Exercise requirements. Give the material once more, word for word, without any images.

+--

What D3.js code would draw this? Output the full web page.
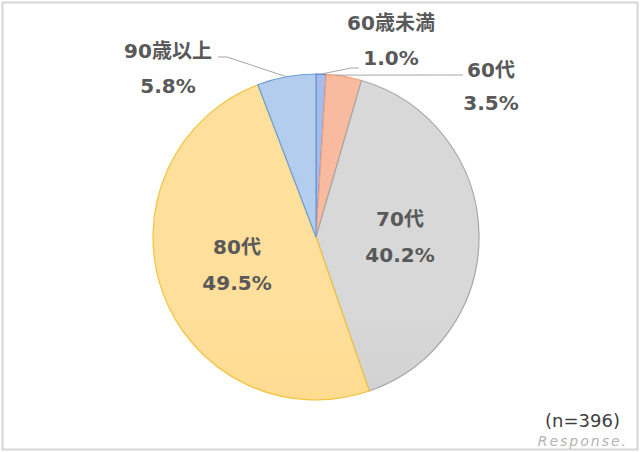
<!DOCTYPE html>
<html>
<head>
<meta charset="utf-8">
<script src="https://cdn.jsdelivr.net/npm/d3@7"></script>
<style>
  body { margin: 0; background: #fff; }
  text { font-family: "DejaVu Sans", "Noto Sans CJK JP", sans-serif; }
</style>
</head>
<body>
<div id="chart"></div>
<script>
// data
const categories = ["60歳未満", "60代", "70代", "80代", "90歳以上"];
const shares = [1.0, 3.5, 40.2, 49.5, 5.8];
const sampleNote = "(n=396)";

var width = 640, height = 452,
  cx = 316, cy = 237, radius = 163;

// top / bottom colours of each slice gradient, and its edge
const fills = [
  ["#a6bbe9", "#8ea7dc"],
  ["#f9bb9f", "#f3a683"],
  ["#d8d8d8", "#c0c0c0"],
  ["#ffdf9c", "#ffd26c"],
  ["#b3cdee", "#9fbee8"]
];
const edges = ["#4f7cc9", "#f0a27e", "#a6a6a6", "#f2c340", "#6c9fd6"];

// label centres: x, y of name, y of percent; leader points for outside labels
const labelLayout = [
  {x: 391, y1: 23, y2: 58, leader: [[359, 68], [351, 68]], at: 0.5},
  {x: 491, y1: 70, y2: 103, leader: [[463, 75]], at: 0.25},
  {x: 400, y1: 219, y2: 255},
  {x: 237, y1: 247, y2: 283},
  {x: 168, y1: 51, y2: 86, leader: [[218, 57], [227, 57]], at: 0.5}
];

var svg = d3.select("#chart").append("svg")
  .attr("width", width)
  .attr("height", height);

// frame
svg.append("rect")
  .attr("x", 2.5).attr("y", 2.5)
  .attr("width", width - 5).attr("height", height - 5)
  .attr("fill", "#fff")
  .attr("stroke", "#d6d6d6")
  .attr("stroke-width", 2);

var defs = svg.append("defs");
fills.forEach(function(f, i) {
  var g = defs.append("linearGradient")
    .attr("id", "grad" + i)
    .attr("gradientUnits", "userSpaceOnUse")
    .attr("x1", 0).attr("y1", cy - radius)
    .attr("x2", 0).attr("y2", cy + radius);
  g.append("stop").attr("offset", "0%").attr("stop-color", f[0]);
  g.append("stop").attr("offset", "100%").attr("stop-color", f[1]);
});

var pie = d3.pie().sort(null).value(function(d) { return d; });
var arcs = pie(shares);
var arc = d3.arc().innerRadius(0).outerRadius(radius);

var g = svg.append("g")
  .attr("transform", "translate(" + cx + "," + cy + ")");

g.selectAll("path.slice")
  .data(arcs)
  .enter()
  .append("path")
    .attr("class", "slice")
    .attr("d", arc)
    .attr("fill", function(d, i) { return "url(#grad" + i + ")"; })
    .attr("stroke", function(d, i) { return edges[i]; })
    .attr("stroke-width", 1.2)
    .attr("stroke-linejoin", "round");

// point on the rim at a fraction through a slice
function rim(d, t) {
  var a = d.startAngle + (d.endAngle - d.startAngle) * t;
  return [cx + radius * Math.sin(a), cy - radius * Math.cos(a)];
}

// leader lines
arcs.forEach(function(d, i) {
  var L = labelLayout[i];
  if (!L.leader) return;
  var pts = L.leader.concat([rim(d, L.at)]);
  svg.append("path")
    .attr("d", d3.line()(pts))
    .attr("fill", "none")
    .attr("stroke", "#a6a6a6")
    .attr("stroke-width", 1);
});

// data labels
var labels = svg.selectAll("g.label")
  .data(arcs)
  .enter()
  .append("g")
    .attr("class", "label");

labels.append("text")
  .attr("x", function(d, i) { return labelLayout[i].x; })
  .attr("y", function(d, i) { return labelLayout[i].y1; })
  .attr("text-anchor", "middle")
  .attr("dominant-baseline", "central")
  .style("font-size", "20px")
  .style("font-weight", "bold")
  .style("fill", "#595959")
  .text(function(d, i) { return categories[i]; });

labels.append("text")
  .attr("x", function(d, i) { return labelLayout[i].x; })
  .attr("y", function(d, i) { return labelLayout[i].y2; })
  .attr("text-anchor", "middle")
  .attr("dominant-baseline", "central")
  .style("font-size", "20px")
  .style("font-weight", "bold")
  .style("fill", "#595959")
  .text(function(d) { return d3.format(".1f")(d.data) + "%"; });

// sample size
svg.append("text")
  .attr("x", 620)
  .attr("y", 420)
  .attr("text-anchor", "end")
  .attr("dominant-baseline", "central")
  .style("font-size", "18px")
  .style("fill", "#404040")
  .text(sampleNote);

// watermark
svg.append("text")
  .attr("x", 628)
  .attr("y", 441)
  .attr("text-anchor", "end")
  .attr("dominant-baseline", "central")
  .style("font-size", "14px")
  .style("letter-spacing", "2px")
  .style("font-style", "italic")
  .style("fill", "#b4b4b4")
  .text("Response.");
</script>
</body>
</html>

+--

Written response.
What D3.js code would draw this? Output the full web page.
<!DOCTYPE html>
<html>
<head>
<meta charset="utf-8">
<script src="https://cdn.jsdelivr.net/npm/d3@7"></script>
<style>
  body { margin: 0; background: #fff; }
  text { font-family: "DejaVu Sans", "Noto Sans CJK JP", sans-serif; }
</style>
</head>
<body>
<div id="chart"></div>
<script>
// data
const categories = ["60歳未満", "60代", "70代", "80代", "90歳以上"];
const shares = [1.0, 3.5, 40.2, 49.5, 5.8];
const sampleNote = "(n=396)";

var width = 640, height = 452,
  cx = 316, cy = 237, radius = 163;

// top / bottom colours of each slice gradient, and its edge
const fills = [
  ["#a6bbe9", "#8ea7dc"],
  ["#f9bb9f", "#f3a683"],
  ["#d8d8d8", "#c0c0c0"],
  ["#ffdf9c", "#ffd26c"],
  ["#b3cdee", "#9fbee8"]
];
const edges = ["#4f7cc9", "#f0a27e", "#a6a6a6", "#f2c340", "#6c9fd6"];

// label centres: x, y of name, y of percent; leader points for outside labels
const labelLayout = [
  {x: 391, y1: 23, y2: 58, leader: [[359, 68], [351, 68]], at: 0.5},
  {x: 491, y1: 70, y2: 103, leader: [[463, 75]], at: 0.25},
  {x: 400, y1: 219, y2: 255},
  {x: 237, y1: 247, y2: 283},
  {x: 168, y1: 51, y2: 86, leader: [[218, 57], [227, 57]], at: 0.5}
];

var svg = d3.select("#chart").append("svg")
  .attr("width", width)
  .attr("height", height);

// frame
svg.append("rect")
  .attr("x", 2.5).attr("y", 2.5)
  .attr("width", width - 5).attr("height", height - 5)
  .attr("fill", "#fff")
  .attr("stroke", "#d6d6d6")
  .attr("stroke-width", 2);

var defs = svg.append("defs");
fills.forEach(function(f, i) {
  var g = defs.append("linearGradient")
    .attr("id", "grad" + i)
    .attr("gradientUnits", "userSpaceOnUse")
    .attr("x1", 0).attr("y1", cy - radius)
    .attr("x2", 0).attr("y2", cy + radius);
  g.append("stop").attr("offset", "0%").attr("stop-color", f[0]);
  g.append("stop").attr("offset", "100%").attr("stop-color", f[1]);
});

var pie = d3.pie().sort(null).value(function(d) { return d; });
var arcs = pie(shares);
var arc = d3.arc().innerRadius(0).outerRadius(radius);

var g = svg.append("g")
  .attr("transform", "translate(" + cx + "," + cy + ")");

g.selectAll("path.slice")
  .data(arcs)
  .enter()
  .append("path")
    .attr("class", "slice")
    .attr("d", arc)
    .attr("fill", function(d, i) { return "url(#grad" + i + ")"; })
    .attr("stroke", function(d, i) { return edges[i]; })
    .attr("stroke-width", 1.2)
    .attr("stroke-linejoin", "round");

// point on the rim at a fraction through a slice
function rim(d, t) {
  var a = d.startAngle + (d.endAngle - d.startAngle) * t;
  return [cx + radius * Math.sin(a), cy - radius * Math.cos(a)];
}

// leader lines
arcs.forEach(function(d, i) {
  var L = labelLayout[i];
  if (!L.leader) return;
  var pts = L.leader.concat([rim(d, L.at)]);
  svg.append("path")
    .attr("d", d3.line()(pts))
    .attr("fill", "none")
    .attr("stroke", "#a6a6a6")
    .attr("stroke-width", 1);
});

// data labels
var labels = svg.selectAll("g.label")
  .data(arcs)
  .enter()
  .append("g")
    .attr("class", "label");

labels.append("text")
  .attr("x", function(d, i) { return labelLayout[i].x; })
  .attr("y", function(d, i) { return labelLayout[i].y1; })
  .attr("text-anchor", "middle")
  .attr("dominant-baseline", "central")
  .style("font-size", "20px")
  .style("font-weight", "bold")
  .style("fill", "#595959")
  .text(function(d, i) { return categories[i]; });

labels.append("text")
  .attr("x", function(d, i) { return labelLayout[i].x; })
  .attr("y", function(d, i) { return labelLayout[i].y2; })
  .attr("text-anchor", "middle")
  .attr("dominant-baseline", "central")
  .style("font-size", "20px")
  .style("font-weight", "bold")
  .style("fill", "#595959")
  .text(function(d) { return d3.format(".1f")(d.data) + "%"; });

// sample size
svg.append("text")
  .attr("x", 620)
  .attr("y", 420)
  .attr("text-anchor", "end")
  .attr("dominant-baseline", "central")
  .style("font-size", "18px")
  .style("fill", "#404040")
  .text(sampleNote);

// watermark
svg.append("text")
  .attr("x", 628)
  .attr("y", 441)
  .attr("text-anchor", "end")
  .attr("dominant-baseline", "central")
  .style("font-size", "14px")
  .style("letter-spacing", "2px")
  .style("font-style", "italic")
  .style("fill", "#b4b4b4")
  .text("Response.");
</script>
</body>
</html>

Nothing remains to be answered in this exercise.